Miranda Viramontes, a freshman from Chino, Calif., is quickly getting acquainted with college softball life.

Viramontes makes up one half of a freshman pitching duo that Utah is already heavily relying on this season. It’s nothing she isn’t used too.


During Viramontes’ four year high school career she only lost one game, all while helping lead her team to back-to-back state championships as a sophomore and a junior.

She came a run away from a third straight title.

Viramontes entered the final game of her senior year — the state championship game — with a perfect record of 25-0. Unfortunately for Viramontes and her team, the storybook ending wasn’t meant to be.

Utah Softball vs. Snow College  Miranda Viramontes

Despite pitching what she described as one of her better performances, her team fell short in the championship and lost 1-0. Even though Viramontes said it stunk to have her first loss come in the championship game, she kept everything in perspective. She still had led her team to two state titles and would soon be on to college.

Viramontes may have been the lone ace while in high school but at Utah she has some talented teammates who can help carry the load. Specifically fellow freshman pitcher Katie Donovan.

For these young pitchers it hasn’t been so much about who can beat the other one out for playing time but rather how they can help the team as a whole.

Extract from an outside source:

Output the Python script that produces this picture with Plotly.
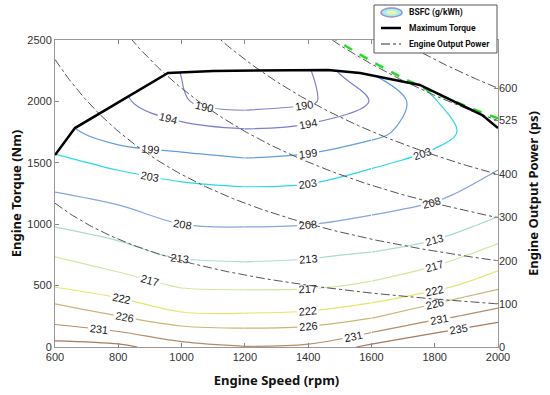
import numpy as np
import plotly.graph_objects as go

# ---------------- data ----------------
speeds = [600, 800, 1000, 1200, 1400, 1600, 1800, 2000]          # rpm
torques = [0, 250, 500, 750, 1000, 1250, 1500, 1750, 2000, 2250, 2500]  # Nm

bsfc_600 = [236.5, 229.0, 221.6, 216.7, 212.6, 208.2, 204.0, 200.5, 198.5, 197.5, 197.0]
bsfc_800 = [236.0, 226.1, 219.3, 214.1, 211.7, 205.8, 202.1, 196.8, 195.0, 194.5, 194.5]
bsfc_1000 = [232.7, 222.9, 216.5, 212.5, 208.0, 204.45, 200.65, 195.9, 190.3, 189.9, 191.0]
bsfc_1200 = [231.2, 222.7, 216.1, 212.1, 207.6, 203.9, 199.8, 194.7, 188.1, 187.5, 189.0]
bsfc_1400 = [231.8, 223.2, 216.25, 212.5, 207.9, 204.2, 200.4, 195.7, 189.3, 189.5, 192.0]
bsfc_1600 = [236.0, 225.4, 217.6, 213.4, 209.0, 205.6, 202.4, 197.8, 194.2, 199.5, 202.0]
bsfc_1800 = [239.3, 229.8, 220.5, 215.0, 210.9, 206.9, 204.2, 201.6, 202.8, 206.0, 208.0]
bsfc_2000 = [242.3, 233.2, 225.0, 218.8, 213.9, 210.3, 207.3, 205.6, 206.0, 207.5, 209.0]

bsfc_levels = [190, 194, 199, 203, 208, 213, 217, 222, 226, 231, 235]
level_colors = ["#8383cc", "#7c7fd0", "#5f9ee0", "#2ad8e6", "#86a6dc", "#a9dcd2",
                "#cfe8a0", "#e6e66a", "#cdb574", "#b58e66", "#a87a5e"]

# maximum torque curve
mt_speed = [600, 663, 957, 1100, 1463, 1564, 1753, 1950, 2000]
mt_torque = [1563, 1783, 2231, 2248, 2256, 2231, 2134, 1889, 1783]

# constant engine output power lines (ps)
power_levels = [100, 200, 300, 400, 525, 600]
green_power = 530
right_ticks = [0, 100, 200, 300, 400, 525, 600]

legend_names = ["BSFC (g/kWh)", "Maximum Torque", "Engine Output Power"]

# ---------------- figure ----------------
W, H = 550, 395
ML, MR, MT, MB = 55, 52, 40, 48
PW, PH = W - ML - MR, H - MT - MB

def px(xp):   # pixel x -> paper x
    return (xp - ML) / PW

def py(yp):   # pixel y -> paper y
    return (H - MB - yp) / PH

cols = [bsfc_600, bsfc_800, bsfc_1000, bsfc_1200, bsfc_1400, bsfc_1600, bsfc_1800, bsfc_2000]
z = np.array(cols).T  # rows = torque, cols = speed

fig = go.Figure()

# contour lines drawn in three speed bands (shared edge columns) so each line gets
# a label in every band, like the reference
bands = [(0, 3), (3, 5), (5, 7)]
for lvl, col in zip(bsfc_levels, level_colors):
    for a, b in bands:
        fig.add_trace(go.Contour(
            x=speeds[a:b + 1], y=torques, z=z[:, a:b + 1],
            autocontour=False,
            contours=dict(start=lvl, end=lvl, size=1, coloring="none",
                          showlabels=True, labelformat=".0f",
                          labelfont=dict(size=11, color="#222", family="Liberation Sans")),
            line=dict(color=col, width=1.2, smoothing=1.0),
            showscale=False, showlegend=False, hoverinfo="skip",
        ))

# mask above maximum torque
fig.add_trace(go.Scatter(x=mt_speed, y=mt_torque, mode="lines",
                         line=dict(width=0), hoverinfo="skip"))
fig.add_trace(go.Scatter(x=mt_speed, y=[2500] * len(mt_speed), mode="lines",
                         line=dict(width=0), fill="tonexty", fillcolor="white",
                         hoverinfo="skip"))

# power lines: torque[Nm] = P[ps] * 735.499 W / (2*pi*n/60)
n_line = np.linspace(600, 2000, 281)
def torque_at(p):
    return p * 735.499 / (2 * np.pi * n_line / 60.0)

for p in power_levels:
    fig.add_trace(go.Scatter(x=n_line, y=torque_at(p), mode="lines",
                             line=dict(color="#555", width=1, dash="dashdot"),
                             hoverinfo="skip"))

fig.add_trace(go.Scatter(x=n_line, y=torque_at(green_power), mode="lines",
                         line=dict(color="#22dd22", width=2.5, dash="dash"),
                         hoverinfo="skip"))

fig.add_trace(go.Scatter(x=mt_speed, y=mt_torque, mode="lines",
                         line=dict(color="black", width=2.5), hoverinfo="skip"))

pmax = 2500 * 2 * np.pi * 2000 / 60.0 / 735.499
fig.add_trace(go.Scatter(x=[None], y=[None], yaxis="y2"))

# ---------------- legend box (drawn as shapes + text) ----------------
shapes = [
    dict(type="rect", xref="paper", yref="paper", x0=px(374), x1=px(497),
         y0=py(53), y1=py(5), line=dict(color="#555", width=1), fillcolor="white"),
    # BSFC icon: concentric ellipses
    dict(type="circle", xref="paper", yref="paper", x0=px(381), x1=px(402),
         y0=py(17), y1=py(8), line=dict(color="#9d8fd8", width=1.5), fillcolor="#9ff0ee"),
    dict(type="circle", xref="paper", yref="paper", x0=px(386), x1=px(397),
         y0=py(14.5), y1=py(10.5), line=dict(width=0), fillcolor="#f2f2a8"),
    # Maximum torque sample
    dict(type="line", xref="paper", yref="paper", x0=px(381), x1=px(401),
         y0=py(28), y1=py(28), line=dict(color="black", width=2.5)),
    # Engine output power sample
    dict(type="line", xref="paper", yref="paper", x0=px(381), x1=px(401),
         y0=py(44), y1=py(44), line=dict(color="#333", width=1.2, dash="dashdot")),
]
legend_rows = [12.5, 28, 44]
annotations = [
    dict(text=name, xref="paper", yref="paper", x=px(407), y=py(row),
         xanchor="left", yanchor="middle", showarrow=False,
         font=dict(family="Roboto", size=8.5, color="#111", weight="bold"))
    for name, row in zip(legend_names, legend_rows)
]

tickfont = dict(family="Liberation Sans", size=11, color="#333")
titlefont = dict(family="Noto Sans", size=13, color="#111", weight="bold")

fig.update_layout(
    width=W, height=H,
    margin=dict(l=ML, r=MR, t=MT, b=MB),
    paper_bgcolor="white", plot_bgcolor="white",
    xaxis=dict(range=[600, 2000], tickvals=list(range(600, 2001, 200)),
               ticks="inside", ticklen=4, tickcolor="#888", showline=True,
               linecolor="#999", linewidth=1, mirror="ticks", showgrid=False,
               zeroline=False, tickfont=tickfont, automargin=False,
               title=dict(text="Engine Speed (rpm)", font=titlefont, standoff=13)),
    yaxis=dict(range=[0, 2500], tickvals=list(range(0, 2501, 500)),
               ticks="inside", ticklen=4, tickcolor="#888", showline=True,
               linecolor="#999", linewidth=1, mirror=True, showgrid=False,
               zeroline=False, tickfont=tickfont, automargin=False,
               title=dict(text="Engine Torque (Nm)", font=titlefont, standoff=2)),
    yaxis2=dict(range=[0, pmax], tickvals=right_ticks, overlaying="y", side="right",
                ticks="inside", ticklen=4, tickcolor="#888", showline=False,
                showgrid=False, zeroline=False, tickfont=tickfont, automargin=False,
                title=dict(text="Engine Output Power (ps)", font=titlefont, standoff=12)),
    shapes=shapes,
    annotations=annotations,
    showlegend=False,
)

fig.write_html("out.html", config={"displayModeBar": False},
               post_script="document.body.style.margin='0px';")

“Me and Katie have a really good relationship both on and off the field,” Viramontes said. “I love when we get to pitch together in the same game, our games compliment each others really well.”

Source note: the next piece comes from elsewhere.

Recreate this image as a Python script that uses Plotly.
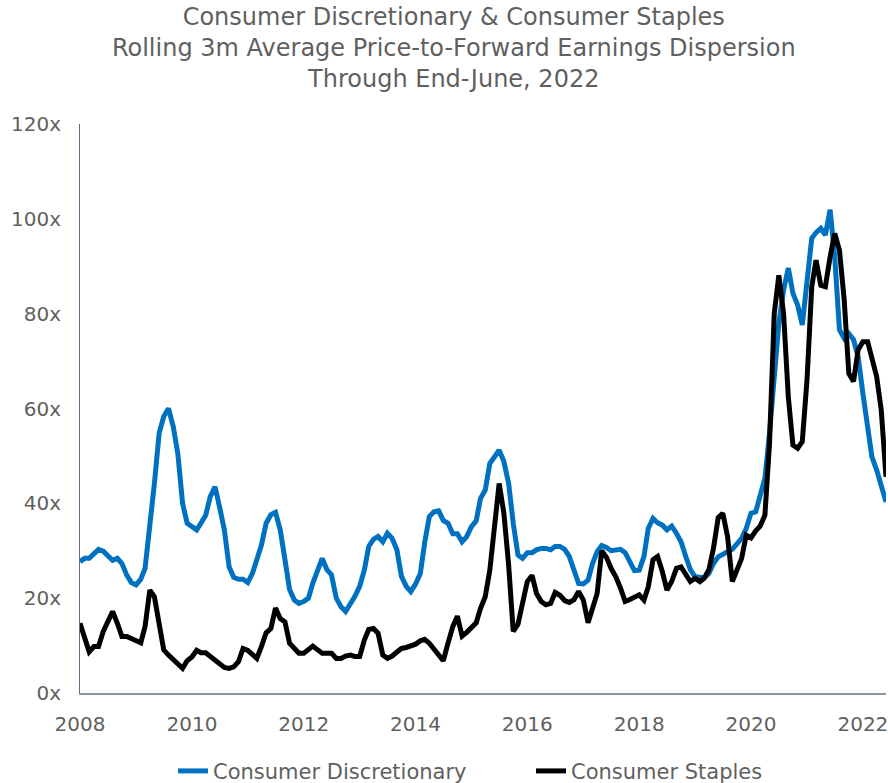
import pandas as pd
import plotly.graph_objects as go

# Monthly observations, Jan 2008 - Jun 2022
months = pd.date_range("2008-01-01", periods=174, freq="MS")

# Rolling 3m average price-to-forward earnings dispersion (x)
discretionary = [
    27.7, 28.4, 28.4, 29.4, 30.3, 29.9, 28.9, 28.0, 28.4, 27.3, 24.9, 23.3,  # 2008
    22.8, 24.0, 26.3, 34.4, 44.2, 54.8, 58.3, 60.0, 56.2, 50.5, 40.0, 35.8,  # 2009
    35.0, 34.4, 35.8, 37.5, 41.4, 43.5, 39.2, 34.4, 26.6, 24.4, 24.0, 24.0,  # 2010
    23.3, 25.3, 28.1, 31.3, 35.8, 37.6, 38.1, 34.4, 28.1, 21.8, 19.6, 18.9,  # 2011
    19.3, 20.0, 23.2, 26.0, 28.4, 26.0, 24.9, 20.0, 18.2, 17.2, 18.6, 20.4,  # 2012
    22.5, 26.0, 30.9, 32.4, 33.0, 31.9, 33.7, 32.6, 30.2, 24.6, 22.5, 21.4,  # 2013
    23.0, 25.2, 31.6, 37.2, 38.2, 38.4, 36.4, 35.8, 33.6, 33.6, 31.9, 33.0,  # 2014
    35.1, 36.3, 41.0, 42.8, 48.4, 49.8, 51.2, 48.8, 44.2, 35.8, 29.1, 28.4,  # 2015
    29.6, 29.6, 30.2, 30.5, 30.5, 30.2, 30.9, 30.9, 30.3, 28.8, 26.0, 23.1,  # 2016
    23.0, 23.8, 27.2, 29.8, 31.1, 30.7, 30.0, 30.2, 30.3, 29.6, 27.5, 25.8,  # 2017
    25.9, 28.8, 34.7, 36.8, 35.9, 35.4, 34.4, 35.2, 33.7, 31.9, 28.8, 26.0,  # 2018
    24.5, 24.3, 24.3, 25.2, 27.3, 28.7, 29.4, 29.8, 30.3, 31.6, 32.6, 34.7,  # 2019
    37.9, 38.2, 41.4, 45.3, 54.8, 67.4, 78.0, 85.0, 89.6, 84.3, 81.8, 77.6,  # 2020
    85.7, 95.9, 97.1, 98.0, 96.6, 101.9, 92.0, 76.6, 74.8, 75.8, 74.5, 70.9,  # 2021
    63.2, 55.5, 49.8, 47.0, 43.5, 40.3,                                      # 2022
]

staples = [
    14.7, 11.2, 8.7, 9.8, 9.8, 13.0, 15.4, 17.2, 14.7, 11.9, 11.9, 11.5,     # 2008
    11.0, 10.6, 14.0, 21.7, 20.3, 14.7, 9.1, 8.0, 7.0, 6.1, 5.2, 6.8,        # 2009
    7.6, 9.0, 8.5, 8.5, 7.8, 7.1, 6.2, 5.4, 5.2, 5.5, 6.6, 9.4,              # 2010
    9.0, 8.2, 7.3, 9.9, 12.7, 13.6, 17.9, 15.7, 15.0, 10.5, 9.4, 8.4,        # 2011
    8.4, 9.2, 9.9, 9.1, 8.4, 8.4, 8.4, 7.3, 7.3, 7.8, 8.0, 7.7,              # 2012
    7.7, 11.2, 13.4, 13.6, 12.6, 8.0, 7.3, 7.8, 8.7, 9.4, 9.6, 9.9,          # 2013
    10.3, 11.0, 11.3, 10.5, 9.2, 7.7, 6.8, 10.5, 14.0, 16.2, 12.0, 12.8,     # 2014
    14.0, 14.8, 17.8, 20.3, 25.9, 34.4, 44.2, 37.9, 27.0, 13.0, 14.5, 19.0,  # 2015
    23.5, 24.8, 21.0, 19.3, 18.6, 18.9, 21.2, 20.6, 19.5, 19.1, 19.7, 21.4,  # 2016
    19.6, 14.8, 17.5, 21.0, 30.0, 28.6, 26.3, 24.5, 22.1, 19.3, 19.7, 20.3,  # 2017
    20.7, 19.6, 22.4, 28.1, 28.8, 25.6, 21.7, 23.5, 26.3, 26.6, 25.2, 23.5,  # 2018
    24.2, 23.5, 24.2, 26.0, 30.5, 37.0, 37.9, 33.0, 23.5, 25.8, 28.4, 33.3,  # 2019
    32.7, 34.2, 35.2, 37.5, 52.6, 80.0, 88.1, 80.0, 62.4, 52.3, 51.6, 53.0,  # 2020
    66.0, 85.7, 91.3, 86.0, 85.7, 92.0, 96.9, 93.4, 82.9, 67.4, 65.7, 72.4,  # 2021
    74.1, 74.1, 70.6, 66.7, 59.7, 45.6,                                      # 2022
]

year_ticks = [2008, 2010, 2012, 2014, 2016, 2018, 2020, 2022]
multiple_ticks = [0, 20, 40, 60, 80, 100, 120]

title_lines = [
    "Consumer Discretionary & Consumer Staples",
    "Rolling 3m Average Price-to-Forward Earnings Dispersion",
    "Through End-June, 2022",
]

FONT = "DejaVu Sans"
TEXT_GREY = "#5f5f5f"

fig = go.Figure()
fig.add_trace(go.Scatter(
    x=months, y=discretionary, mode="lines", name="Consumer Discretionary",
    line=dict(color="#0070C0", width=5),
))
fig.add_trace(go.Scatter(
    x=months, y=staples, mode="lines", name="Consumer Staples",
    line=dict(color="#000000", width=5),
))

fig.update_layout(
    width=888, height=783,
    margin=dict(l=80, r=0, t=124, b=90),
    paper_bgcolor="white", plot_bgcolor="white",
    font=dict(family=FONT, color=TEXT_GREY, size=20),
    title=dict(
        text="<br>".join(title_lines),
        x=0.511, xanchor="center", xref="container",
        y=0.968, yanchor="middle", yref="container",
        font=dict(family=FONT, size=24, color=TEXT_GREY),
    ),
    legend=dict(
        orientation="h",
        xref="container", x=173 / 888, xanchor="left",
        yref="container", y=0.015, yanchor="middle",
        entrywidthmode="pixels", entrywidth=313,
        font=dict(family=FONT, size=21, color=TEXT_GREY),
    ),
    showlegend=True,
)

# transparent tick marks give the gap between axis lines and labels
fig.update_xaxes(
    type="date",
    range=[months[0], months[-1]],
    tickvals=[pd.Timestamp(f"{y}-01-01") for y in year_ticks],
    ticktext=[str(y) for y in year_ticks],
    showgrid=False, zeroline=False,
    ticks="outside", ticklen=12, tickcolor="rgba(0,0,0,0)",
    ticklabeloverflow="allow",
    showline=True, linecolor="#8B97A8", linewidth=2,
    tickfont=dict(size=20),
)
fig.update_yaxes(
    range=[0, 120],
    tickvals=multiple_ticks,
    ticktext=[f"{v}x" for v in multiple_ticks],
    showgrid=False, zeroline=False,
    ticks="outside", ticklen=14, tickcolor="rgba(0,0,0,0)",
    showline=True, linecolor="#5A6A82", linewidth=1,
    tickfont=dict(size=20),
)

fig.write_html("out.html")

That was evident last weekend in the teams extra inning win against Long Beach State.

Donovan pitched five solid innings of work but neither team could pull away from the other. Viramontes’ number was called in the middle of the sixth inning and she was ready. Viramontes didn’t have her best game the last time she played Long Beach State and she was looking for some redemption.

“I just had to go right at them and let my defense play and get outs.” Viramontes said.

She pitched 3.2 innings and allowed just one unearned run, setting up for Bridget Castro’s walk-off home run in the bottom of the ninth. That home run gave Viramontes her first win as a Ute.

Castro is glad she could help in this process.

“I’m just so proud of [Viramontes], she plays a crucial position for the team,” Castro said. “She has done everything the coaches have asked.”

Getting the win was a welcomed relief for a pitcher that had grown accustomed to winning. It’s something she hopes to get used to while at Utah.

Viramontes knew her sophomore year of high school that she was going to be a Ute, and she verbally committed to the school.

“I really liked the coaches. I got the right vibe from them, and they had the right incentives,” Viramontes said.

Having no real prior connection to Utah, the decision was a bit puzzling for some of her acquaintances.

“I lot of people were surprised. They would ask me ‘Why Utah,’” Viramontes said. “They didn’t understand. They didn’t visit here. Utah felt like home for me, I could really picture myself playing here.”

Now she’s not just picturing, she’s doing.